Your instructions: Report every line in the listing below where the string "script" shows up.

Records for the exercise:
- - -

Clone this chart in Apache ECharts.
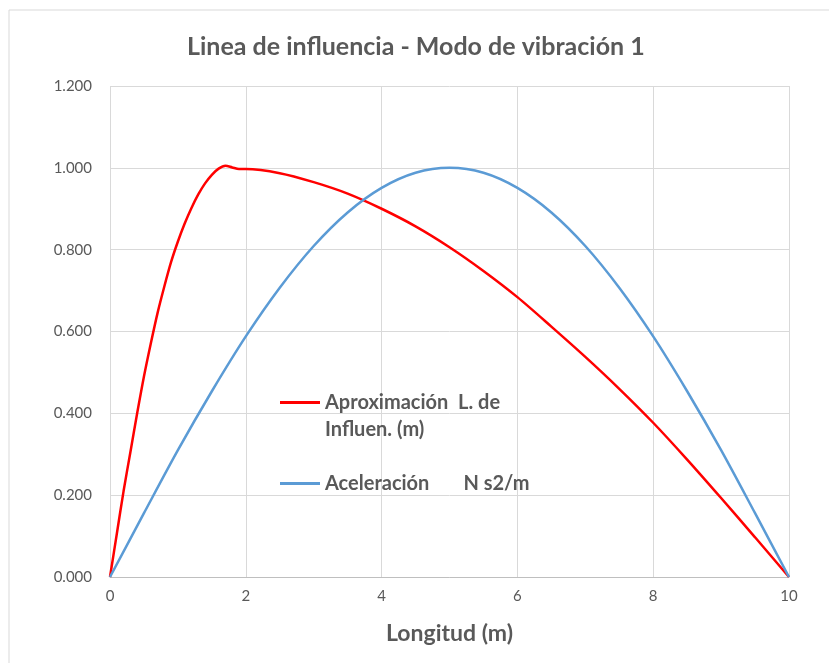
<!DOCTYPE html>
<html>
<head>
<meta charset="utf-8">
<script src="https://cdn.jsdelivr.net/npm/echarts@6/dist/echarts.min.js"></script>
<style>
  html, body { margin: 0; padding: 0; background: #fff; }
  #chart { width: 829px; height: 663px; }
</style>
</head>
<body>
<div id="chart"></div>
<script>
// valores
var redX = [0, 0.1, 0.2, 0.3, 0.4, 0.5, 0.6, 0.7, 0.8, 0.9, 1.0, 1.1, 1.2, 1.3, 1.4, 1.5, 1.6, 1.7, 1.8, 1.9, 2.0, 2.5, 3.0, 3.5, 4.0, 4.5, 5.0, 5.5, 6.0, 6.5, 7.0, 7.5, 8.0, 8.5, 9.0, 9.5, 10];
var redY = [0, 0.105, 0.21, 0.305, 0.4, 0.49, 0.57, 0.645, 0.71, 0.77, 0.82, 0.864, 0.902, 0.935, 0.962, 0.983, 0.998, 1.005, 1.001, 0.997, 0.997, 0.987, 0.965, 0.937, 0.90, 0.857, 0.806, 0.748, 0.684, 0.612, 0.538, 0.46, 0.377, 0.287, 0.193, 0.097, 0];
var blueX = [0, 0.5, 1, 1.5, 2, 2.5, 3, 3.5, 4, 4.5, 5, 5.5, 6, 6.5, 7, 7.5, 8, 8.5, 9, 9.5, 10];
var blueY = [0, 0.156, 0.31, 0.454, 0.588, 0.707, 0.809, 0.891, 0.951, 0.988, 1.0, 0.988, 0.951, 0.891, 0.809, 0.707, 0.588, 0.454, 0.31, 0.156, 0];
var redName = 'Aproximación  L. de\nInfluen. (m)';
var blueName = 'Aceleración       N s2/m';

function pairs(xs, ys) {
  return xs.map(function (x, i) { return [x, ys[i]]; });
}

var chart = echarts.init(document.getElementById('chart'));
var font = 'Lato, "Open Sans", sans-serif';
var option = {
  animation: false,
  textStyle: { fontFamily: font },
  graphic: [{
    type: 'rect',
    shape: { x: 9, y: 10, width: 840, height: 680 },
    style: { fill: 'none', stroke: '#d9d9d9', lineWidth: 1 },
    silent: true
  }],
  title: {
    text: 'Linea de influencia - Modo de vibración 1',
    left: 182,
    top: 29,
    textStyle: { fontFamily: font, fontSize: 25, fontWeight: 'bold', color: '#595959' }
  },
  legend: [{
    data: [redName],
    formatter: function (n) { return '\n' + n; },
    left: 280,
    top: 362,
    padding: 0,
    icon: 'rect',
    itemWidth: 40,
    itemHeight: 3,
    textStyle: { fontFamily: font, fontSize: 20, fontWeight: 'bold', color: '#595959', lineHeight: 27 }
  }, {
    data: [blueName],
    left: 280,
    top: 471,
    padding: 0,
    icon: 'rect',
    itemWidth: 40,
    itemHeight: 3,
    textStyle: { fontFamily: font, fontSize: 20, fontWeight: 'bold', color: '#595959', lineHeight: 25 }
  }],
  grid: { left: 110, right: 40, top: 86, bottom: 86, containLabel: false },
  xAxis: {
    type: 'value',
    min: 0, max: 10, interval: 2,
    name: 'Longitud (m)',
    nameLocation: 'middle',
    nameGap: 45,
    nameTextStyle: { fontFamily: font, fontSize: 23, fontWeight: 'bold', color: '#595959' },
    axisLine: { show: true, lineStyle: { color: '#bfbfbf', width: 1 } },
    axisTick: { show: false },
    axisLabel: { fontSize: 15, color: '#595959', margin: 12 },
    splitLine: { show: true, lineStyle: { color: '#d9d9d9', width: 1 } }
  },
  yAxis: {
    type: 'value',
    min: 0, max: 1.2, interval: 0.2,
    axisLine: { show: false },
    axisTick: { show: false },
    axisLabel: { fontSize: 15, color: '#595959', margin: 18, formatter: function (v) { return v.toFixed(3); } },
    splitLine: { show: true, lineStyle: { color: '#d9d9d9', width: 1 } }
  },
  series: [{
    name: redName,
    type: 'line',
    data: pairs(redX, redY),
    smooth: 0.3,
    symbol: 'none',
    lineStyle: { color: '#ff0000', width: 2.5 },
    itemStyle: { color: '#ff0000' }
  }, {
    name: blueName,
    type: 'line',
    data: pairs(blueX, blueY),
    smooth: 0.3,
    symbol: 'none',
    lineStyle: { color: '#5b9bd5', width: 2.5 },
    itemStyle: { color: '#5b9bd5' }
  }]
};
chart.setOption(option);
</script>
</body>
</html>
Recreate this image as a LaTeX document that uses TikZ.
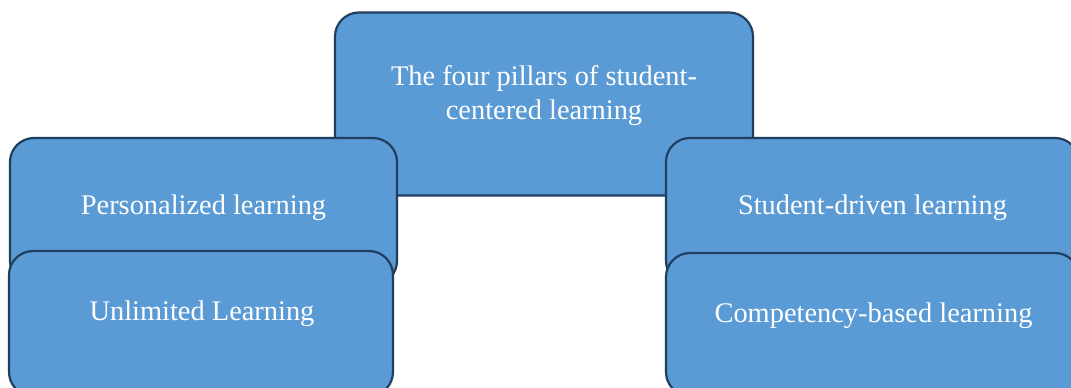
\documentclass[tikz,border=0pt]{standalone}
\usepackage{fontspec}
\setmainfont{Liberation Serif}
\definecolor{pillarfill}{HTML}{5B9BD5}
\definecolor{pillarline}{HTML}{1F3F60}
\begin{document}
\begin{tikzpicture}[x=1pt,y=-1pt,
  pillar/.style={draw=pillarline, line width=2.2pt, fill=pillarfill,
    rounded corners=24pt, inner sep=0pt},
  label/.style={text=white, font=\fontsize{28.4}{34}\selectfont, inner sep=0pt, anchor=base, align=center}]
  \useasboundingbox (0,0) rectangle (1071,388);
  \clip (0,0) rectangle (1071,388);
  \fill[white] (0,0) rectangle (1071,388);
  % central heading box and the four pillars, back to front
  \node[pillar, minimum width=418pt, minimum height=183pt] (top) at (544,104) {};
  \node[pillar, minimum width=387pt, minimum height=147pt] (pers) at (203.5,211.5) {};
  \node[pillar, minimum width=413pt, minimum height=147pt] (stud) at (872.5,211.5) {};
  \node[pillar, minimum width=384pt, minimum height=145pt] (unlim) at (201,323.5) {};
  \node[pillar, minimum width=413pt, minimum height=143pt] (comp) at (872.5,324.5) {};
  % texts (a multi-line label sits on the baseline of its last line)
  \node[label] (toptext) at (544,119) {The four pillars of student-\\centered learning};
  \node[label] (perstext) at (203.5,214) {Personalized learning};
  \node[label] (studtext) at (872.5,214) {Student-driven learning};
  \node[label] (unlimtext) at (202,320) {Unlimited Learning};
  \node[label] (comptext) at (873.5,322) {Competency-based learning};
\end{tikzpicture}
\end{document}
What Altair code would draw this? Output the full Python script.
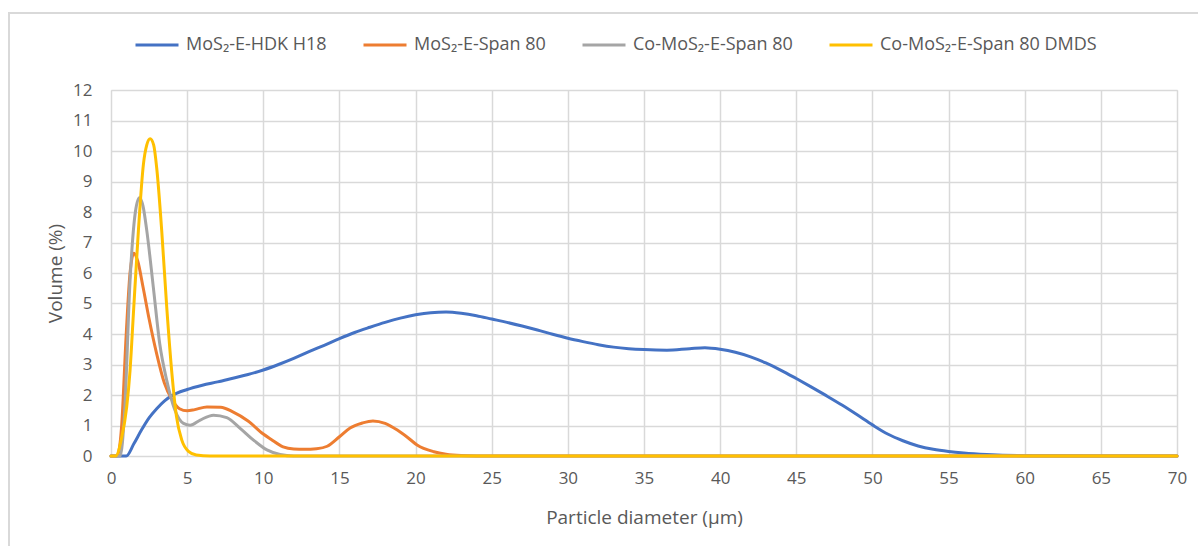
import altair as alt
import pandas as pd

# Particle size distributions (volume %) for the four emulsions
series_names = [
    "MoS₂-E-HDK H18",
    "MoS₂-E-Span 80",
    "Co-MoS₂-E-Span 80",
    "Co-MoS₂-E-Span 80 DMDS",
]
series_colors = ["#4472C4", "#ED7D31", "#A5A5A5", "#FFC000"]

hdk_x = [0, 1.0, 1.5, 2, 2.5, 3, 3.5, 4, 5, 6, 7, 8, 9, 10, 11, 12, 13, 14, 15, 16,
         17, 18, 19, 20, 21, 22, 23, 24, 25, 26, 27, 28, 29, 30, 31, 32, 33, 34, 35,
         36.5, 38, 39, 40, 41, 42, 43, 44, 45, 46, 47, 48, 49, 50, 51, 52, 53, 54,
         55, 56, 57.5, 60, 65, 70]
hdk_y = [0, 0, 0.4, 0.85, 1.25, 1.55, 1.8, 1.98, 2.18, 2.32, 2.43, 2.55, 2.67, 2.82,
         3.0, 3.2, 3.42, 3.63, 3.85, 4.05, 4.22, 4.38, 4.52, 4.63, 4.7, 4.72, 4.68,
         4.6, 4.49, 4.38, 4.26, 4.13, 3.99, 3.86, 3.75, 3.65, 3.57, 3.52, 3.49,
         3.47, 3.52, 3.55, 3.5, 3.4, 3.25, 3.05, 2.81, 2.54, 2.26, 1.97, 1.67, 1.35,
         1.02, 0.72, 0.5, 0.33, 0.22, 0.15, 0.1, 0.05, 0.01, 0, 0]

span_x = [0, 0.4, 0.7, 1.0, 1.25, 1.5, 1.75, 2.1, 2.5, 3, 3.5, 4, 4.5, 5, 5.5, 6.3,
          7.2, 8, 9, 10, 10.5, 11.3, 12, 12.7, 13.5, 14.2, 15, 15.7, 16.5, 17.2, 18,
          18.8, 19.5, 20.1, 21.2, 22, 23, 25, 70]
span_y = [0, 0, 1.0, 4.0, 6.0, 6.65, 6.4, 5.55, 4.5, 3.35, 2.4, 1.85, 1.55, 1.48,
          1.52, 1.61, 1.6, 1.45, 1.15, 0.72, 0.55, 0.3, 0.23, 0.22, 0.24, 0.32, 0.63,
          0.92, 1.08, 1.15, 1.07, 0.85, 0.6, 0.36, 0.14, 0.06, 0.02, 0, 0]

co_x = [0, 0.6, 0.9, 1.25, 1.6, 1.86, 2.1, 2.35, 2.78, 3.2, 3.66, 4.2, 4.76, 5.2,
        5.86, 6.73, 7.6, 8.5, 9.36, 10.24, 11.1, 12, 70]
co_y = [0, 0, 1.5, 5.75, 8.0, 8.47, 8.2, 7.39, 5.53, 3.68, 2.48, 1.5, 1.07, 1.01,
        1.18, 1.34, 1.26, 0.9, 0.52, 0.2, 0.05, 0, 0]

dmds_x = [0, 0.3, 0.7, 1.03, 1.25, 1.47, 1.8, 2.13, 2.35, 2.57, 2.8, 3.0, 3.33, 3.66,
          4.0, 4.3, 4.65, 5.09, 5.6, 6.5, 70]
dmds_y = [0, 0, 0.6, 1.6, 2.8, 4.66, 7.4, 9.57, 10.2, 10.4, 10.2, 9.45, 7.39, 4.88,
          2.7, 1.29, 0.52, 0.15, 0.03, 0, 0]

x_ticks = list(range(0, 75, 5))
y_ticks = list(range(0, 13))

frames = []
for name, xs, ys in zip(series_names,
                        [hdk_x, span_x, co_x, dmds_x],
                        [hdk_y, span_y, co_y, dmds_y]):
    frames.append(pd.DataFrame({"d": xs, "v": ys, "series": name}))
data = pd.concat(frames, ignore_index=True)

FONT = "Open Sans"
TXT = "#595959"
GRID = "#D9D9D9"

color = alt.Color(
    "series:N",
    scale=alt.Scale(domain=series_names, range=series_colors),
    legend=alt.Legend(
        title=None,
        orient="none",
        direction="horizontal",
        legendX=23,
        legendY=-68,
        symbolType="stroke",
        symbolSize=1849,
        symbolStrokeWidth=3,
        labelOffset=6,
        columnPadding=30,
        labelLimit=400,
        labelFont=FONT,
        labelFontSize=18,
        labelColor=TXT,
        padding=0,
    ),
)

x_enc = alt.X(
    "d:Q",
    scale=alt.Scale(domain=[0, 70], nice=False),
    axis=alt.Axis(
        values=x_ticks,
        title="Particle diameter (µm)",
        grid=True,
        gridColor=GRID,
        gridWidth=1.5,
        domain=False,
        ticks=False,
        labelFlush=False,
        labelPadding=14,
        labelFont=FONT,
        labelFontSize=17,
        labelColor=TXT,
        titleFont=FONT,
        titleFontSize=19,
        titleFontWeight="normal",
        titleColor=TXT,
        titleY=61,
        titleBaseline="middle",
    ),
)
y_enc = alt.Y(
    "v:Q",
    scale=alt.Scale(domain=[0, 12], nice=False),
    axis=alt.Axis(
        values=y_ticks,
        title="Volume (%)",
        grid=True,
        gridColor=GRID,
        gridWidth=1.5,
        domain=False,
        ticks=False,
        labelPadding=19,
        labelFont=FONT,
        labelFontSize=17,
        labelColor=TXT,
        titleFont=FONT,
        titleFontSize=19,
        titleFontWeight="normal",
        titleColor=TXT,
        titleX=-56,
        titleY=183,
        titleBaseline="middle",
    ),
)

# outer chart frame
frame = alt.Chart(data).mark_rect(
    fill=None, stroke=GRID, strokeWidth=1.5
).encode(
    x=alt.value(-102), x2=alt.value(1100),
    y=alt.value(-77), y2=alt.value(600),
)

layers = [frame]
for name in series_names:
    layers.append(
        alt.Chart(data)
        .transform_filter(alt.datum.series == name)
        .mark_line(interpolate="monotone", strokeWidth=3, strokeCap="round")
        .encode(x=x_enc, y=y_enc, color=color)
    )

chart = alt.layer(*layers).properties(
    width=1066,
    height=366,
    autosize=alt.AutoSizeParams(type="none"),
    padding={"left": 111, "top": 90, "right": 21, "bottom": 90},
).configure_view(stroke=None).configure(background="white")

chart.save("out.html", embed_options={"renderer": "svg", "actions": False})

- - -

Solution to this exercise:
<script src="https://cdn.jsdelivr.net/npm/echarts@6/dist/echarts.min.js"></script>
<script>
</script>
What Altair code would draw this? Output the full Python script.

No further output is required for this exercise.